Optimal disturbance rejection control approach based on a compound neural network prediction method

For traditional MPC, the deviations between the predicted output and the real output of system may become large when meeting strong disturbances. Therefore, the MPC control law obtained by the objective function with a receding horizon optimization will not be optimal, which makes the dynamic performance of the closed-loop system become sluggish and the closed-loop system may even become unstable. The “feedforward compensation + feedback controller” compound method is only a simple superposition of two control effects, in which the feedforward compensation does not participate in the receding horizon optimization process, and how to coordinate the effects of the feedback and feedforward controllers is an important problem to address. In this paper, an optimal disturbance rejection control approach based on a compound neural network prediction method is proposed by considering the disturbances and model mismatches.
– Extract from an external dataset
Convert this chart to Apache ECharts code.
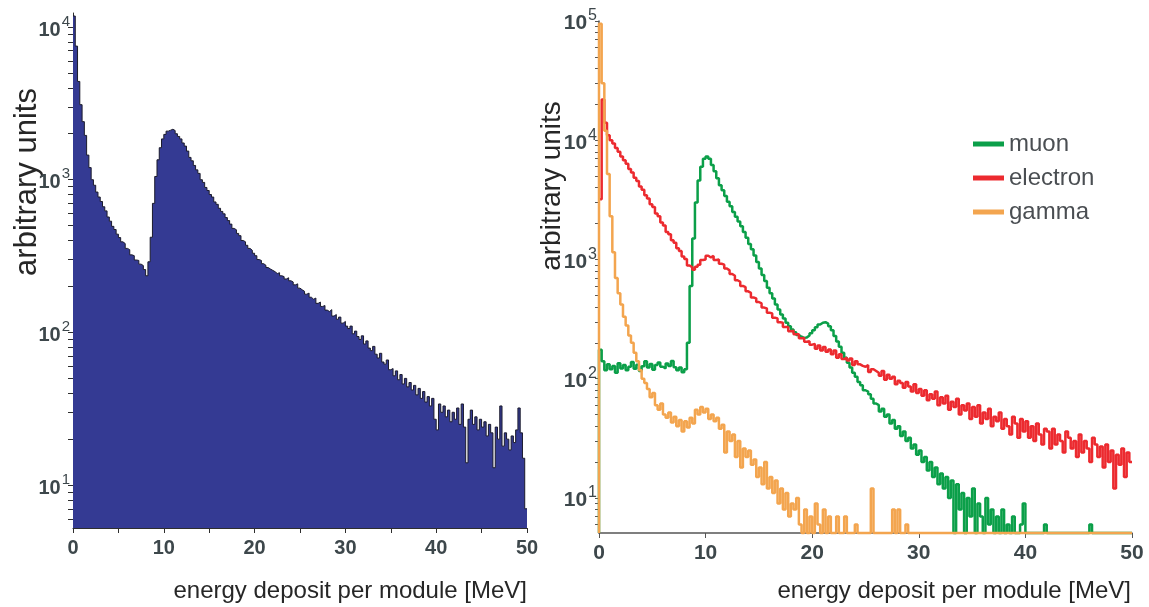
<!DOCTYPE html>
<html><head><meta charset="utf-8">
<script src="https://cdn.jsdelivr.net/npm/echarts@6/dist/echarts.min.js"></script>
<style>html,body{margin:0;padding:0;background:#fff}
#wrap{position:relative;width:1149px;height:607px;background:#fff}
#cl{position:absolute;left:0;top:0;width:560px;height:607px}
#cr{position:absolute;left:530px;top:0;width:619px;height:607px}</style>
</head><body><div id="wrap"><div id="cl"></div><div id="cr"></div></div>
<script>
const binWidth = 0.25;
const leftCounts = [11800,7500,4400,3100,2400,1950,1450,1200,1000,920,
830,770,720,665,625,570,535,495,472,440,
418,392,382,355,348,322,318,298,296,280,
274,258,235,290,420,700,1050,1350,1620,1850,
1980,2080,2110,2140,2100,2000,1920,1850,1740,1660,
1540,1400,1330,1240,1160,1100,1000,960,890,850,
800,770,715,690,650,620,598,565,540,512,
480,470,445,430,400,392,372,355,345,330,
318,300,296,282,275,266,260,255,250,243,
246,235,232,224,228,218,214,205,208,195,
190,186,178,181,170,165,168,155,158,148,
150,140,137,141,128,131,122,126,115,118,
110,106,110,98,102,94,90,95,84,88,
79,76,81,72,68,73,64,62,66,57,
58,52,56,49,53,46,50,44,47,42,
45,39,43,37,41,35,38,33,37,27,
23,34,30,33,28,31,26,30,27,32,
25,34,24,14,27,31,25,28,23,27,
24,26,21,25,22,13,24,20,33,18,
22,20,17,21,19,23,32,22,15,7];
const muonCounts = [175,140,118,132,120,128,112,135,122,130,
118,126,138,121,131,116,127,140,124,133,
119,130,137,126,122,134,128,141,125,118,
124,113,120,200,600,1500,3000,4600,6000,7000,
7300,7000,6200,5500,4800,4200,3800,3400,3050,2800,
2500,2280,2080,1900,1700,1520,1350,1220,1080,950,
840,740,660,580,520,470,420,380,345,320,
295,275,258,245,232,225,220,222,230,240,
255,270,285,295,298,290,275,255,228,205,
185,165,150,136,124,112,104,94,88,80,
78,74,68,62,60,53,56,48,50,42,
45,38,40,33,36,30,32,26,28,23,
25,20,22,17,20,15,18,13,16,12,
15,10,14,0,13,8,11,0,10,7,
12,0,9,7,0,10,6,8,0,7,
0,8,0,6,0,7,0,0,6,9,
0,0,0,0,0,0,0,6,0,0,
0,0,0,0,0,0,0,0,0,0,
0,0,0,0,6,0,0,0,0,0,
0,0,0,0,0,0,0,0,0,0];
const electronCounts = [3200,22000,14000,11000,10000,9400,8600,8000,7300,6800,
6350,5750,5350,4850,4550,4100,3850,3450,3250,2900,
2750,2430,2300,2040,1930,1700,1630,1450,1380,1240,
1180,1060,1010,890,860,820,870,905,990,1000,
1075,1040,1070,990,1000,920,905,840,810,755,
730,670,650,600,585,540,525,480,472,440,
428,395,388,358,352,325,320,298,295,272,
272,250,252,236,236,218,220,204,206,193,
196,178,190,172,184,168,176,160,172,150,
160,146,150,142,148,130,140,132,128,126,
130,114,120,116,112,106,116,98,108,100,
104,90,96,92,84,94,86,78,90,76,
82,72,80,66,74,68,78,60,70,62,
72,55,64,58,68,50,60,54,62,46,
58,48,60,42,52,46,56,40,48,44,
52,38,46,40,34,48,42,32,46,36,
44,32,40,30,42,34,28,38,36,26,
38,28,34,30,24,36,32,26,30,22,
34,24,30,26,20,32,28,22,27,18,
28,20,25,12,23,19,26,15,24,20];
const gammaCounts = [95000,30000,12000,5200,2300,1150,700,520,420,330,
280,230,200,165,140,118,100,92,82,70,
76,60,55,62,50,47,52,43,48,40,
45,36,44,39,47,42,55,50,58,52,
56,46,50,44,47,38,41,24,36,30,
34,22,30,18,26,22,25,19,21,15,
18,13,20,12,15,11,14,9,12,8,
11,7,9,8,10,6,0,8,0,7,
0,9,6,0,8,0,7,0,0,7,
0,0,7,0,0,0,6,0,0,0,
0,0,12,0,0,0,0,0,0,0,
8,0,8,0,0,6,0,0,0,0,
0,0,0,0,0,0,0,0,0,0,
0,0,0,0,0,0,0,0,0,0,
0,0,0,0,0,0,0,0,0,0,
0,0,0,0,0,0,0,0,0,0,
0,0,0,0,0,0,0,0,0,0,
0,0,0,0,0,0,0,0,0,0,
0,0,0,0,0,0,0,0,0,0,
0,0,0,0,0,0,0,0,0,0];
const seriesNames = ['muon', 'electron', 'gamma'];
const xTickLabels = [0, 10, 20, 30, 40, 50];
const leftYLabels = [10, 100, 1000, 10000];
const rightYLabels = [10, 100, 1000, 10000, 100000];
const yTitle = 'arbitrary units';
const xTitle = 'energy deposit per module [MeV]';
const LEFT_MIN = 5.24, LEFT_MAX = 12350, RIGHT_MIN = 5.08, RIGHT_MAX = 100000;

function steps(counts, floor, startFloor) {
  const d = [];
  if (startFloor) d.push([0, floor]);
  counts.forEach((c, i) => d.push([+(i * binWidth).toFixed(3), c > 0 ? c : floor]));
  const last = counts[counts.length - 1];
  d.push([counts.length * binWidth, last > 0 ? last : floor]);
  return d;
}
function minorTicks(min, max) {
  const t = [];
  for (let e = 0; e <= 5; e++) for (let m = 1; m <= 9; m++) {
    const v = m * Math.pow(10, e);
    if (v >= min && v <= max) t.push(v);
  }
  return t;
}
const FONT = '"Liberation Sans", Arial, sans-serif';
const LABEL_COLOR = '#3d474b';
const TITLE_COLOR = '#262626';
const supFmt = v => '{b|10}{s|' + Math.round(Math.log10(v)) + '}';
function richFor(big, small) {
  return {
    b: {fontSize: big, fontWeight: 'bold', color: LABEL_COLOR, fontFamily: FONT, lineHeight: 26, verticalAlign: 'bottom'},
    s: {fontSize: small, color: LABEL_COLOR, fontFamily: FONT, lineHeight: 12, verticalAlign: 'top', padding: [0, 0, 0, 1]}
  };
}
function xLabelStyle(size) {
  return {fontSize: size, fontWeight: 'bold', color: LABEL_COLOR, fontFamily: FONT, margin: 10,
    formatter: v => xTickLabels.includes(v) ? String(v) : ''};
}
function xTitleComp(rightGap) {
  return {text: xTitle, right: rightGap, top: 578, padding: 0,
    textStyle: {fontSize: 24, fontWeight: 'normal', color: TITLE_COLOR, fontFamily: FONT, lineHeight: 26}};
}

// Left panel
const left = echarts.init(document.getElementById('cl'));
left.setOption({
  animation: false,
  title: [xTitleComp(33)],
  grid: [{left: 73, top: 13, width: 454, height: 515}],
  xAxis: [{gridIndex: 0, type: 'value', min: 0, max: 50, interval: 5,
     axisLine: {lineStyle: {color: '#2e2e2e', width: 1}},
     axisTick: {length: 5, lineStyle: {color: '#2e2e2e'}},
     axisLabel: xLabelStyle(20), splitLine: {show: false}}],
  yAxis: [{gridIndex: 0, type: 'log', logBase: 10, min: LEFT_MIN, max: LEFT_MAX,
     name: yTitle, nameLocation: 'middle', nameRotate: 90, nameGap: 30, nameMoveOverlap: false,
     nameTextStyle: {fontSize: 31, color: TITLE_COLOR, fontFamily: FONT, padding: [0, 0, 0, 177]},
     axisLine: {show: true, lineStyle: {color: '#2e2e2e', width: 1}},
     axisTick: {show: true, interval: 0, length: 5, customValues: minorTicks(LEFT_MIN, LEFT_MAX), lineStyle: {color: '#2e2e2e'}},
     axisLabel: {customValues: leftYLabels, formatter: supFmt, margin: 3, rich: richFor(20, 15)},
     splitLine: {show: false}}],
  series: [{name: 'all', type: 'line', step: 'end', symbol: 'none',
     data: steps(leftCounts, LEFT_MIN, false),
     lineStyle: {color: '#1b1b2c', width: 1},
     areaStyle: {color: '#343a93', opacity: 1, origin: 'start'}}]
});

// Right panel
const right = echarts.init(document.getElementById('cr'));
right.setOption({
  animation: false,
  title: [xTitleComp(18)],
  grid: [{left: 68, top: 21, width: 534, height: 512}],
  xAxis: [{gridIndex: 0, type: 'value', min: 0, max: 50, interval: 10,
     axisLine: {lineStyle: {color: '#555', width: 1.5}},
     axisTick: {length: 5, lineStyle: {color: '#555'}},
     axisLabel: xLabelStyle(21), splitLine: {show: false}}],
  yAxis: [{gridIndex: 0, type: 'log', logBase: 10, min: RIGHT_MIN, max: RIGHT_MAX,
     name: yTitle, nameLocation: 'middle', nameRotate: 90, nameGap: 33, nameMoveOverlap: false,
     nameTextStyle: {fontSize: 28, color: TITLE_COLOR, fontFamily: FONT, padding: [0, 0, 0, 182]},
     axisLine: {show: true, lineStyle: {color: '#555', width: 1.5}},
     axisTick: {show: true, interval: 0, length: 4, customValues: minorTicks(RIGHT_MIN, RIGHT_MAX), lineStyle: {color: '#555'}},
     axisLabel: {customValues: rightYLabels, formatter: supFmt, margin: 2, rich: richFor(21, 16)},
     splitLine: {show: false}}],
  legend: {
    data: seriesNames, orient: 'vertical', left: 438, top: 127,
    icon: 'rect', itemWidth: 31, itemHeight: 5, itemGap: 10,
    textStyle: {fontSize: 24, color: '#4a4e52', fontFamily: FONT, lineHeight: 24}
  },
  series: [
    {name: 'muon', type: 'line', step: 'end', symbol: 'none', clip: false,
     data: steps(muonCounts, RIGHT_MIN, true), lineStyle: {color: '#0b9f49', width: 2.5}, itemStyle: {color: '#0b9f49'}},
    {name: 'electron', type: 'line', step: 'end', symbol: 'none', clip: false,
     data: steps(electronCounts, RIGHT_MIN, false), lineStyle: {color: '#ec2a2f', width: 2.5}, itemStyle: {color: '#ec2a2f'}},
    {name: 'gamma', type: 'line', step: 'end', symbol: 'none', clip: false,
     data: steps(gammaCounts, RIGHT_MIN, true), lineStyle: {color: '#f3a54f', width: 2.5}, itemStyle: {color: '#f3a54f'}}
  ]
});
</script></body></html>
The novelty of this paper lies in that the estimate of disturbances by a disturbance observer is introduced into the neural network predictive model, which makes the predictive model output more accurate in the presence of disturbances and model mismatches. Thus, the feedback control law obtained by the objective function with a receding horizon optimization is optimal with strong disturbance rejection ability. The proposed scheme is applied to control the temperature of a simplified jacketed stirred tank heater (JSTH). Simulation results demonstrate the effectiveness of the proposed control method.